Posted by: Ron at October 12, 2006 04:57 PM
I've always thought and felt that "detachment" is the wrong word for what we should strive for, that allowing the feelings to flow through, no more and no less, not block them from entering and not hold them from leaving, was what the Buddha meant for us to try to do.
So, now, grief and terror. Later this afternoon, a moment of sun and a dog, or a crow and joy. Miss Patsy pretty much cries at least once when we watch the news in the evening. I read an interview with a young folksinger in the Times, and she was talking about watching a Bill Moyers interview with someone (I've lost the link in the chain of who!) who said that he thought Americans were very sad right now, that right under the surface of virtually anyone was sadness. The news and the national tragedy add to the accumulation of grief of the individual and personal.
Posted by: bdaggerlee at October 12, 2006 05:26 PM
bdaggerlee said it. the fear and the grief, fed by what we have been through before and by knowing now the preciousness of people we love in our lives. of course, that experience also feeds the courage [or whatever it is] to keep putting one foot in front of the other, to make the most of what turns up despite the fear. dammit.
wish i had something profound or encouraging to say, but it's not a hallmark moment when the possibilities include various transplants and/or cancer. if you want to vent, though -- i'm all ears, and think that is therapeutic when life stinks all to hell.
Posted by: kathy a at October 12, 2006 05:44 PM
see, you guys go saying profound things while i'm struggling to put my emotions into words.
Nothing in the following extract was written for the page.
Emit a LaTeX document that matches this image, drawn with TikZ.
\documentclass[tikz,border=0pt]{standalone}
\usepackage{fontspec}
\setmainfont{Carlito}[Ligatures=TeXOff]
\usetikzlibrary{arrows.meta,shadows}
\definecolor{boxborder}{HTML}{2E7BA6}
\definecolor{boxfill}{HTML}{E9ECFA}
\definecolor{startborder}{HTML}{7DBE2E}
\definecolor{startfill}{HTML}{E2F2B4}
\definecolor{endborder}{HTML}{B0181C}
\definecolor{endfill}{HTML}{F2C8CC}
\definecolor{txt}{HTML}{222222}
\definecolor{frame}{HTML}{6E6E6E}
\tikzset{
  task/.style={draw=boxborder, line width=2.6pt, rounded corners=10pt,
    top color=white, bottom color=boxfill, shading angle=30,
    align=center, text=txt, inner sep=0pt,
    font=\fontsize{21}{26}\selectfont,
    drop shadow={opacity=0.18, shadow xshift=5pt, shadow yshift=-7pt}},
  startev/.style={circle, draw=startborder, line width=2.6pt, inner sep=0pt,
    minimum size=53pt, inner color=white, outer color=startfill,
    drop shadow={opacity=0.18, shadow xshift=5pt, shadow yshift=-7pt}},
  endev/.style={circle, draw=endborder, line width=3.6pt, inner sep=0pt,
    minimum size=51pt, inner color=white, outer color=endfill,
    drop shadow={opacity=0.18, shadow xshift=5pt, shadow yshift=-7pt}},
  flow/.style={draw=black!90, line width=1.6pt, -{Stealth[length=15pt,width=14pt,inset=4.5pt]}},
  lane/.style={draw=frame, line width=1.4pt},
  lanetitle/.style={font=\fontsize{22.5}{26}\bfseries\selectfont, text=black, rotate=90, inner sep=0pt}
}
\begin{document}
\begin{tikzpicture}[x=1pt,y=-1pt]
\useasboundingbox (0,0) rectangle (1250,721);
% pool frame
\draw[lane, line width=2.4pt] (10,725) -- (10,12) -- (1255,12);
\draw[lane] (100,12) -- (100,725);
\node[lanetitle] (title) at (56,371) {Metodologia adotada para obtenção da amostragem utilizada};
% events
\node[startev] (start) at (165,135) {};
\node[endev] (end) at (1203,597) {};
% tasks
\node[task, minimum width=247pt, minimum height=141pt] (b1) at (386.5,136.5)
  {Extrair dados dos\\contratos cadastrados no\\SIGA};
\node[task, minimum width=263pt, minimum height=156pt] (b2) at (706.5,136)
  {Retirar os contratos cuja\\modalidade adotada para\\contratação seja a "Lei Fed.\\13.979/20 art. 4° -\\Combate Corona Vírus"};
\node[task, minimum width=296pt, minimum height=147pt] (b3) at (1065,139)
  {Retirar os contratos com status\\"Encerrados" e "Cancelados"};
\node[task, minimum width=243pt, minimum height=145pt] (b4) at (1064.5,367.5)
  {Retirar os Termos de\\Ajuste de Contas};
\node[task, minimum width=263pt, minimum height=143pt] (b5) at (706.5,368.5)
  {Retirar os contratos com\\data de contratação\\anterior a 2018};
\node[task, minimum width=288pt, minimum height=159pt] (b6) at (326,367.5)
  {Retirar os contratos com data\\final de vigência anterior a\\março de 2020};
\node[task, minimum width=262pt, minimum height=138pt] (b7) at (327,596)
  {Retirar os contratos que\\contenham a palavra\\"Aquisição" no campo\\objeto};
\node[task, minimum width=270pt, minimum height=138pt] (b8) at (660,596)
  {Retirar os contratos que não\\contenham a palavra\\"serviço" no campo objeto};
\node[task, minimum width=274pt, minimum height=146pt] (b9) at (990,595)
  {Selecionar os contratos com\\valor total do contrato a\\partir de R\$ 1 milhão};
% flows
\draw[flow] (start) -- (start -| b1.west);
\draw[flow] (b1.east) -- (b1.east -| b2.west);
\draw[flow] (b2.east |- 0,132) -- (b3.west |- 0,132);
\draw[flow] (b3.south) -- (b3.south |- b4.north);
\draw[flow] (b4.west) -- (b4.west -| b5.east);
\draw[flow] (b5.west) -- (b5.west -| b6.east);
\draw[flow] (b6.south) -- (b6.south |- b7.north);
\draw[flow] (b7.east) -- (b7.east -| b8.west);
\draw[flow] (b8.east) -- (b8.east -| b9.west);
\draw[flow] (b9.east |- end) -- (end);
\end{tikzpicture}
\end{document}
i didn't really want to say that grief is a constant background, but it has been. lost my nephew and then my dad to long struggles with cancer, and then there is our national saga, and then, and then.... it is a freaking wonder that we can wake up and find something good in the day -- but pretty joyous when that keeps happening, anyway.
just don't know about detachment or the balance. it seems more like the competing concerns of being human and being able to function, at least to me.
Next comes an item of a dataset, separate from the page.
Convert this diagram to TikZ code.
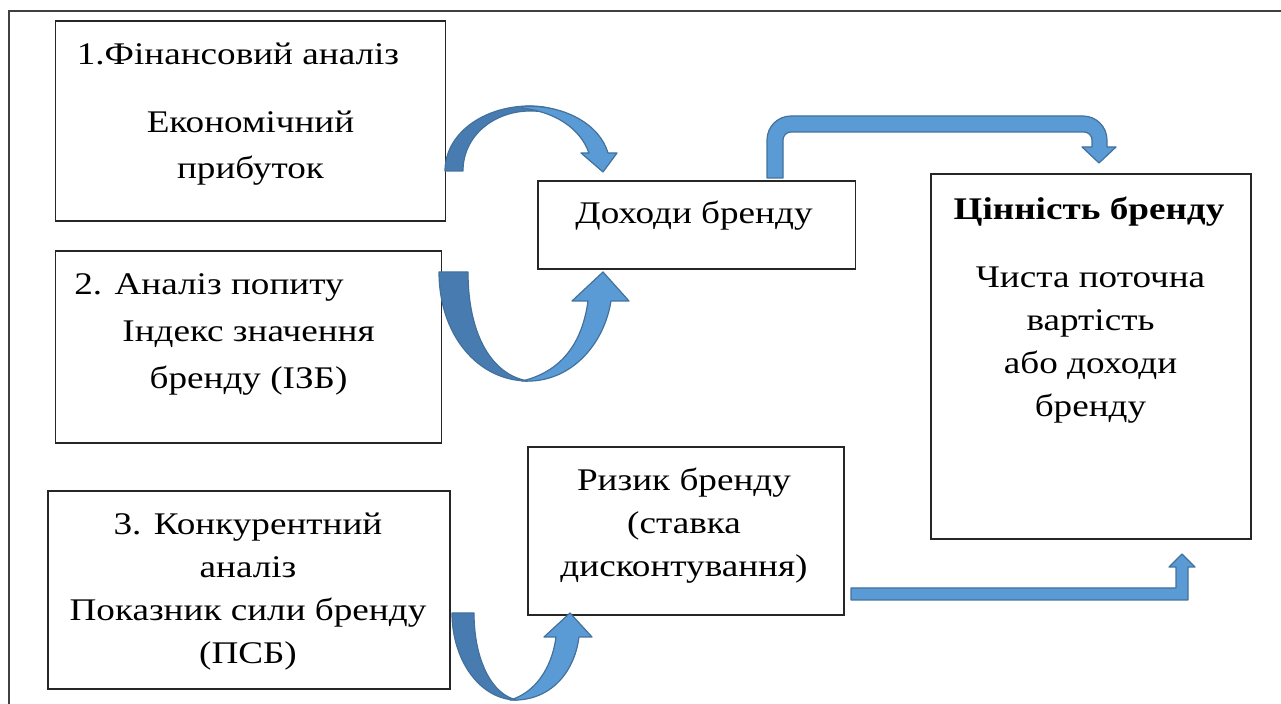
\documentclass[tikz,border=0pt]{standalone}
\usepackage{fontspec}
\setmainfont{Liberation Serif}[FakeStretch=1.18]
\definecolor{arrfront}{RGB}{91,155,213}
\definecolor{arrback}{RGB}{72,124,176}
\definecolor{arrline}{RGB}{65,113,156}
\definecolor{framecol}{RGB}{64,64,64}
\begin{document}
\begin{tikzpicture}[x=0.5pt,y=-0.5pt,
  box/.style={draw=black!85,line width=0.7pt,inner sep=0pt},
  txt/.style={anchor=base,align=center,inner sep=0pt,font=\fontsize{15.75}{21.5}\selectfont},
  front/.style={fill=arrfront,draw=arrline,line width=0.6pt,line join=round},
  back/.style={fill=arrback,draw=arrline,line width=0.6pt,line join=round}]

\useasboundingbox (0,0) rectangle (1281,704);

\draw[framecol,line width=1pt] (9,704)--(9,11)--(1281,11);

\node[box,minimum width=195.1pt,minimum height=100pt] (fin) at (250.6,121){};
\node[box,minimum width=193pt,minimum height=96pt] (dem) at (248.5,347){};
\node[box,minimum width=201pt,minimum height=99pt] (comp) at (249,590){};
\node[box,minimum width=158.8pt,minimum height=44pt] (inc) at (696.8,225){};
\node[box,minimum width=160pt,minimum height=182.5pt] (val) at (1091,356.5){};
\node[box,minimum width=158pt,minimum height=84pt] (risk) at (686,531){};

% base = last line
\node[txt] (finA) at (238,65){1.Фінансовий аналіз};
\node[txt] (finB) at (250.5,179){Економічний\\[1.5pt]прибуток};
\node[txt] (demA) at (209,295){2. Аналіз попиту};
\node[txt] (demB) at (248.5,389){Індекс значення\\[2pt]бренду (ІЗБ)};
\node[txt] (compT) at (248,663.7){3. Конкурентний\\аналіз\\Показник сили бренду\\(ПСБ)};
\node[txt] (incT) at (694,223.5){Доходи бренду};
\node[txt,font=\fontsize{15.75}{21.5}\selectfont\bfseries] (valA) at (1089,220){Цінність бренду};
\node[txt] (valB) at (1090.5,417){Чиста поточна\\вартість\\або доходи\\бренду};
\node[txt] (riskT) at (684,577){Ризик бренду\\(ставка\\дисконтування)};

% fin -> inc
\draw[back] (445,171) .. controls (445,134) and (483,106) .. (530,106)
  .. controls (548,106) and (562,111) .. (572,118)
  .. controls (560,114) and (545,111) .. (530,111)
  .. controls (495,111) and (463,135) .. (463,171) -- cycle;
\draw[front] (522,106.5) .. controls (565,104) and (600,125) .. (608,153)
  -- (617,153) -- (603,172) -- (581,153) -- (589,153)
  .. controls (580,128) and (555,112) .. (522,108) -- cycle;

% dem -> inc
\draw[back] (439,272) .. controls (439,335) and (478,381) .. (528,381)
  .. controls (492,375) and (468,335) .. (468,272) -- cycle;
\draw[front] (522,381) .. controls (570,384) and (604,345) .. (611,301)
  -- (629,301) -- (603,272) -- (572,301) -- (588,301)
  .. controls (582,345) and (560,372) .. (522,381) -- cycle;

% comp -> risk
\draw[back] (452,613) .. controls (452,660) and (480,700) .. (517,700)
  .. controls (492,695) and (474,660) .. (474,613) -- cycle;
\draw[front] (510,700) .. controls (548,702) and (574,675) .. (579,637)
  -- (592,637) -- (570,613) -- (544,637) -- (556,637)
  .. controls (552,668) and (535,693) .. (510,700) -- cycle;

% inc -> val
\draw[front] (767,178) [rounded corners=12pt]-- (767,116) -- (1107,116)
  [sharp corners]-- (1107,147) -- (1116,147) -- (1099,163) -- (1082,147) -- (1092,147)
  [rounded corners=4pt]-- (1092,132) -- (783,132) [sharp corners]-- (783,178) -- cycle;

% risk -> val
\draw[front] (851,588) -- (1176,588) -- (1176,567) -- (1169,567) -- (1182,554)
  -- (1195,567) -- (1188,567) -- (1188,600) -- (851,600) -- cycle;

\end{tikzpicture}
\end{document}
Posted by: kathy a at October 12, 2006 05:56 PM
Ugh, Ron, I didn't even see these comments until today. I was too enthralled with the raven photos (which are great; thank you).
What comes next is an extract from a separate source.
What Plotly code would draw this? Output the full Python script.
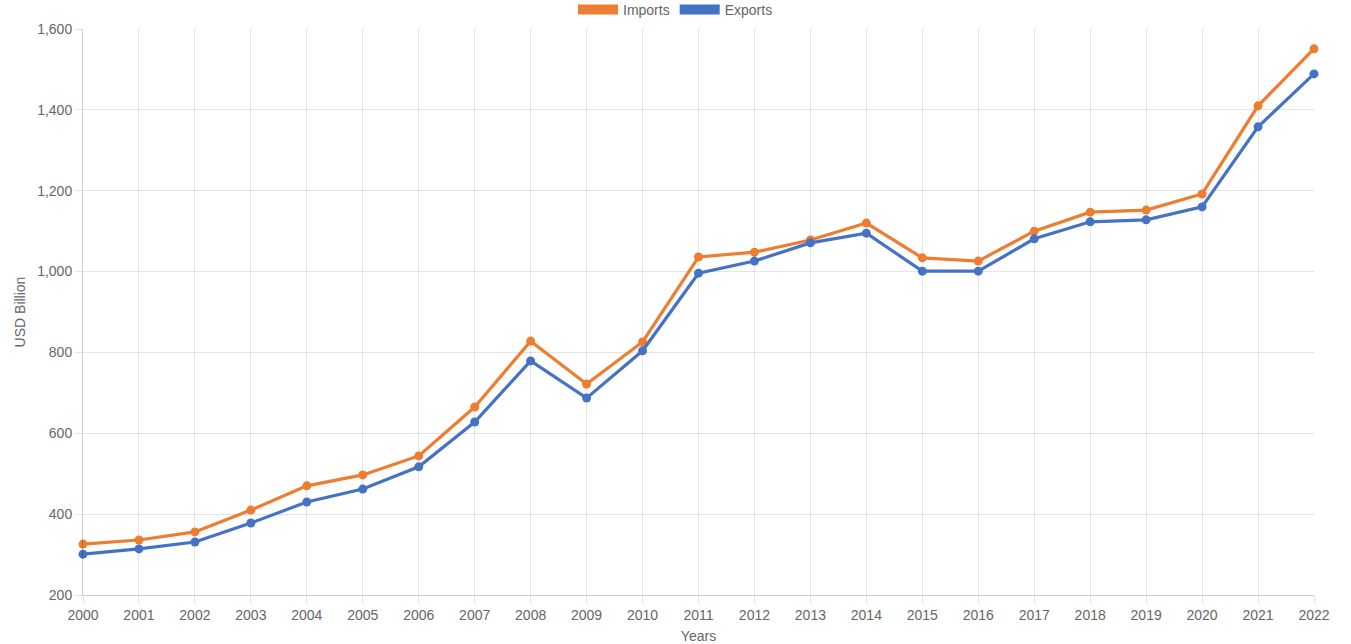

I'm sorry for what your sister is going through, and for what it's putting you through. One of the hardest things really is learning to live right now, not in future pain, even though you know or believe the future pain is coming. It is one of the greatest lessons of cancer, though.
I know it's really nauseating when people get all goofy about the opportunities presented by adversity. "You are so lucky to have a Downs Syndrome child." "How special for you to be married to a paraplegic." That's so not what I mean. I can only say that having cancer and being told I was probably going to die in five years (a ridiculously long time ago) clarified things for me. When today might be your last good day, or your last good day together, you either seize it or seize up. I've done both, on different days. It's a tough little trick, no joke. But I have found it to be worth practicing, or trying to practice. It can mean the difference between a wealthy life and a life of poverty. (And I know you know I don't mean anything to do with money.)
I loved Kubler-Ross, because she emphasized this from the perspective of the person who loves someone else, someone who may be dying but not necessarily. She is the person who taught me, long before I even knew I was sick, to tell people "I love you" or whatever else I have to say now, today.
I know you won't fail your sister. Whatever there is to do for her or simply with her, or even just tell her over and over, I know you will do. I'll bet she knows this, too.
Meanwhile, I really like B. Dagger Lee's interpretation of the practice of "detachment." That makes sense to me. It reminds me of something else I used to hear a lot: "The way out is the way through." I'm not sure where that line comes from, but it's a fact.